> [Written task]:
Output every line exactly as written. Leave out pictures.

> [Data provided]:
========================
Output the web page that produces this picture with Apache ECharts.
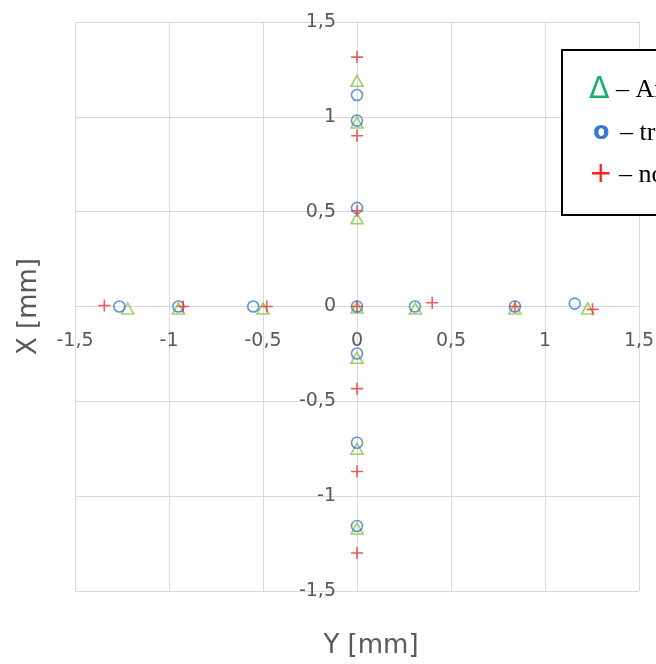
<!DOCTYPE html>
<html>
<head>
<meta charset="utf-8">
<script src="https://cdn.jsdelivr.net/npm/echarts@6/dist/echarts.min.js"></script>
<style>
  html, body { margin: 0; padding: 0; background: #fff; }
  #chart { width: 656px; height: 664px; }
</style>
</head>
<body>
<div id="chart"></div>
<script>
// Measured point positions: [Y, X] in mm
const seriesNames = ['Ansys', 'trajektoria', 'nominalna'];

const ansysPoints = [
  [-1.22, -0.01], [-0.95, -0.01], [-0.50, -0.01], [0, -0.005], [0.31, -0.01], [0.84, -0.01], [1.227, -0.01],
  [0, 1.19], [0, 0.97], [0, 0.465], [0, -0.27], [0, -0.75], [0, -1.17]
];

const trajPoints = [
  [-1.264, 0], [-0.95, 0], [-0.552, 0], [0, 0], [0.308, 0], [0.84, 0], [1.158, 0.015],
  [0, 1.115], [0, 0.98], [0, 0.52], [0, -0.248], [0, -0.718], [0, -1.157]
];

const nominalPoints = [
  [-1.344, 0.005], [-0.925, 0], [-0.48, 0], [0, 0], [0.40, 0.02], [0.84, 0], [1.253, -0.015],
  [0, 1.315], [0, 0.90], [0, 0.505], [0, -0.433], [0, -0.87], [0, -1.30]
];

const axisTicks = [-1.5, -1, -0.5, 0, 0.5, 1, 1.5];

const colGreen = '#86c440';
const colBlue = '#3a78d4';
const colRed = '#e8333a';
const gridGrey = '#d9d9d9';
const labelGrey = '#595959';
const sans = 'DejaVu Sans';
const serif = 'Liberation Serif';

const plusPath = 'path://M0,5 L10,5 M5,0 L5,10';

const fmt = v => String(v).replace('.', ',');

// plot box
const gridLeft = 75, gridRight = 17, gridTop = 22, gridBottom = 73;
const W = 656, H = 664;
const plotW = W - gridLeft - gridRight;
const plotH = H - gridTop - gridBottom;
const lo = axisTicks[0], hi = axisTicks[axisTicks.length - 1];
// axes cross at the origin: shift each axis inward from its grid edge
const yAxisShift = plotW * (0 - lo) / (hi - lo);
const xAxisShift = plotH * (0 - lo) / (hi - lo);

const chart = echarts.init(document.getElementById('chart'), null, { renderer: 'canvas' });

chart.setOption({
  animation: false,
  backgroundColor: '#ffffff',
  grid: { left: gridLeft, right: gridRight, top: gridTop, bottom: gridBottom, containLabel: false, outerBoundsMode: 'none' },
  xAxis: {
    type: 'value',
    position: 'bottom',
    offset: -xAxisShift,
    min: lo,
    max: hi,
    interval: 0.5,
    name: 'Y [mm]',
    nameLocation: 'middle',
    nameGap: 327,
    nameTextStyle: { fontSize: 26, color: labelGrey, fontFamily: sans, padding: [0, 0, 0, 28] },
    axisLine: { onZero: false, lineStyle: { color: gridGrey, width: 1 } },
    axisTick: { show: false },
    axisLabel: { formatter: fmt, margin: 25, fontSize: 19, color: labelGrey, fontFamily: sans },
    splitLine: { show: true, lineStyle: { color: gridGrey, width: 1 } }
  },
  yAxis: {
    type: 'value',
    position: 'left',
    offset: -yAxisShift,
    min: lo,
    max: hi,
    interval: 0.5,
    name: 'X [mm]',
    nameLocation: 'middle',
    nameGap: 315,
    nameTextStyle: { fontSize: 26, color: labelGrey, fontFamily: sans },
    axisLine: { onZero: false, lineStyle: { color: gridGrey, width: 1 } },
    axisTick: { show: false },
    axisLabel: { formatter: fmt, margin: 21, fontSize: 19, color: labelGrey, fontFamily: sans },
    splitLine: { show: true, lineStyle: { color: gridGrey, width: 1 } }
  },
  legend: {
    orient: 'vertical',
    left: 562,
    top: 50,
    padding: [25, 20, 26, 22],
    itemGap: 15,
    itemWidth: 0,
    itemHeight: 0,
    icon: 'none',
    borderColor: '#000',
    borderWidth: 2,
    backgroundColor: '#fff',
    selectedMode: false,
    data: seriesNames.map(n => ({ name: n, icon: 'none' })),
    formatter: name => {
      if (name === seriesNames[0]) return '{tri|Δ}{t| – ' + name + '}';
      if (name === seriesNames[1]) return '{cir|o}{t| – ' + name + '}';
      return '{pls|+}{t| – ' + name + '}';
    },
    textStyle: {
      fontSize: 26,
      fontFamily: serif,
      color: '#000',
      rich: {
        tri: { fontSize: 30, color: '#19b06a', fontFamily: sans },
        cir: { fontSize: 24, color: colBlue, fontFamily: sans, fontWeight: 'bold', padding: [0, 4, 0, 4] },
        pls: { fontSize: 28, color: '#ff2020', fontFamily: sans },
        t: { fontSize: 26, color: '#000', fontFamily: serif }
      }
    }
  },
  series: [
    {
      name: seriesNames[0],
      type: 'scatter',
      data: ansysPoints,
      symbol: 'triangle',
      symbolSize: [12, 11],
      itemStyle: { color: 'rgba(0,0,0,0)', borderColor: colGreen, borderWidth: 1.6 },
      z: 2
    },
    {
      name: seriesNames[1],
      type: 'scatter',
      data: trajPoints,
      symbol: 'circle',
      symbolSize: 11,
      itemStyle: { color: 'rgba(0,0,0,0)', borderColor: colBlue, borderWidth: 1.6 },
      z: 3
    },
    {
      name: seriesNames[2],
      type: 'scatter',
      data: nominalPoints,
      symbol: plusPath,
      symbolSize: 12,
      itemStyle: { color: 'rgba(0,0,0,0)', borderColor: colRed, borderWidth: 1.6 },
      z: 4
    }
  ]
});
</script>
</body>
</html>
========================
> [Worked solution]:
Output the web page that produces this picture with Apache ECharts.
<!DOCTYPE html>
<html>
<head>
<meta charset="utf-8">
<script src="https://cdn.jsdelivr.net/npm/echarts@6/dist/echarts.min.js"></script>
<style>
  html, body { margin: 0; padding: 0; background: #fff; }
  #chart { width: 656px; height: 664px; }
</style>
</head>
<body>
<div id="chart"></div>
<script>
// Measured point positions: [Y, X] in mm
const seriesNames = ['Ansys', 'trajektoria', 'nominalna'];

const ansysPoints = [
  [-1.22, -0.01], [-0.95, -0.01], [-0.50, -0.01], [0, -0.005], [0.31, -0.01], [0.84, -0.01], [1.227, -0.01],
  [0, 1.19], [0, 0.97], [0, 0.465], [0, -0.27], [0, -0.75], [0, -1.17]
];

const trajPoints = [
  [-1.264, 0], [-0.95, 0], [-0.552, 0], [0, 0], [0.308, 0], [0.84, 0], [1.158, 0.015],
  [0, 1.115], [0, 0.98], [0, 0.52], [0, -0.248], [0, -0.718], [0, -1.157]
];

const nominalPoints = [
  [-1.344, 0.005], [-0.925, 0], [-0.48, 0], [0, 0], [0.40, 0.02], [0.84, 0], [1.253, -0.015],
  [0, 1.315], [0, 0.90], [0, 0.505], [0, -0.433], [0, -0.87], [0, -1.30]
];

const axisTicks = [-1.5, -1, -0.5, 0, 0.5, 1, 1.5];

const colGreen = '#86c440';
const colBlue = '#3a78d4';
const colRed = '#e8333a';
const gridGrey = '#d9d9d9';
const labelGrey = '#595959';
const sans = 'DejaVu Sans';
const serif = 'Liberation Serif';

const plusPath = 'path://M0,5 L10,5 M5,0 L5,10';

const fmt = v => String(v).replace('.', ',');

// plot box
const gridLeft = 75, gridRight = 17, gridTop = 22, gridBottom = 73;
const W = 656, H = 664;
const plotW = W - gridLeft - gridRight;
const plotH = H - gridTop - gridBottom;
const lo = axisTicks[0], hi = axisTicks[axisTicks.length - 1];
// axes cross at the origin: shift each axis inward from its grid edge
const yAxisShift = plotW * (0 - lo) / (hi - lo);
const xAxisShift = plotH * (0 - lo) / (hi - lo);

const chart = echarts.init(document.getElementById('chart'), null, { renderer: 'canvas' });

chart.setOption({
  animation: false,
  backgroundColor: '#ffffff',
  grid: { left: gridLeft, right: gridRight, top: gridTop, bottom: gridBottom, containLabel: false, outerBoundsMode: 'none' },
  xAxis: {
    type: 'value',
    position: 'bottom',
    offset: -xAxisShift,
    min: lo,
    max: hi,
    interval: 0.5,
    name: 'Y [mm]',
    nameLocation: 'middle',
    nameGap: 327,
    nameTextStyle: { fontSize: 26, color: labelGrey, fontFamily: sans, padding: [0, 0, 0, 28] },
    axisLine: { onZero: false, lineStyle: { color: gridGrey, width: 1 } },
    axisTick: { show: false },
    axisLabel: { formatter: fmt, margin: 25, fontSize: 19, color: labelGrey, fontFamily: sans },
    splitLine: { show: true, lineStyle: { color: gridGrey, width: 1 } }
  },
  yAxis: {
    type: 'value',
    position: 'left',
    offset: -yAxisShift,
    min: lo,
    max: hi,
    interval: 0.5,
    name: 'X [mm]',
    nameLocation: 'middle',
    nameGap: 315,
    nameTextStyle: { fontSize: 26, color: labelGrey, fontFamily: sans },
    axisLine: { onZero: false, lineStyle: { color: gridGrey, width: 1 } },
    axisTick: { show: false },
    axisLabel: { formatter: fmt, margin: 21, fontSize: 19, color: labelGrey, fontFamily: sans },
    splitLine: { show: true, lineStyle: { color: gridGrey, width: 1 } }
  },
  legend: {
    orient: 'vertical',
    left: 562,
    top: 50,
    padding: [25, 20, 26, 22],
    itemGap: 15,
    itemWidth: 0,
    itemHeight: 0,
    icon: 'none',
    borderColor: '#000',
    borderWidth: 2,
    backgroundColor: '#fff',
    selectedMode: false,
    data: seriesNames.map(n => ({ name: n, icon: 'none' })),
    formatter: name => {
      if (name === seriesNames[0]) return '{tri|Δ}{t| – ' + name + '}';
      if (name === seriesNames[1]) return '{cir|o}{t| – ' + name + '}';
      return '{pls|+}{t| – ' + name + '}';
    },
    textStyle: {
      fontSize: 26,
      fontFamily: serif,
      color: '#000',
      rich: {
        tri: { fontSize: 30, color: '#19b06a', fontFamily: sans },
        cir: { fontSize: 24, color: colBlue, fontFamily: sans, fontWeight: 'bold', padding: [0, 4, 0, 4] },
        pls: { fontSize: 28, color: '#ff2020', fontFamily: sans },
        t: { fontSize: 26, color: '#000', fontFamily: serif }
      }
    }
  },
  series: [
    {
      name: seriesNames[0],
      type: 'scatter',
      data: ansysPoints,
      symbol: 'triangle',
      symbolSize: [12, 11],
      itemStyle: { color: 'rgba(0,0,0,0)', borderColor: colGreen, borderWidth: 1.6 },
      z: 2
    },
    {
      name: seriesNames[1],
      type: 'scatter',
      data: trajPoints,
      symbol: 'circle',
      symbolSize: 11,
      itemStyle: { color: 'rgba(0,0,0,0)', borderColor: colBlue, borderWidth: 1.6 },
      z: 3
    },
    {
      name: seriesNames[2],
      type: 'scatter',
      data: nominalPoints,
      symbol: plusPath,
      symbolSize: 12,
      itemStyle: { color: 'rgba(0,0,0,0)', borderColor: colRed, borderWidth: 1.6 },
      z: 4
    }
  ]
});
</script>
</body>
</html>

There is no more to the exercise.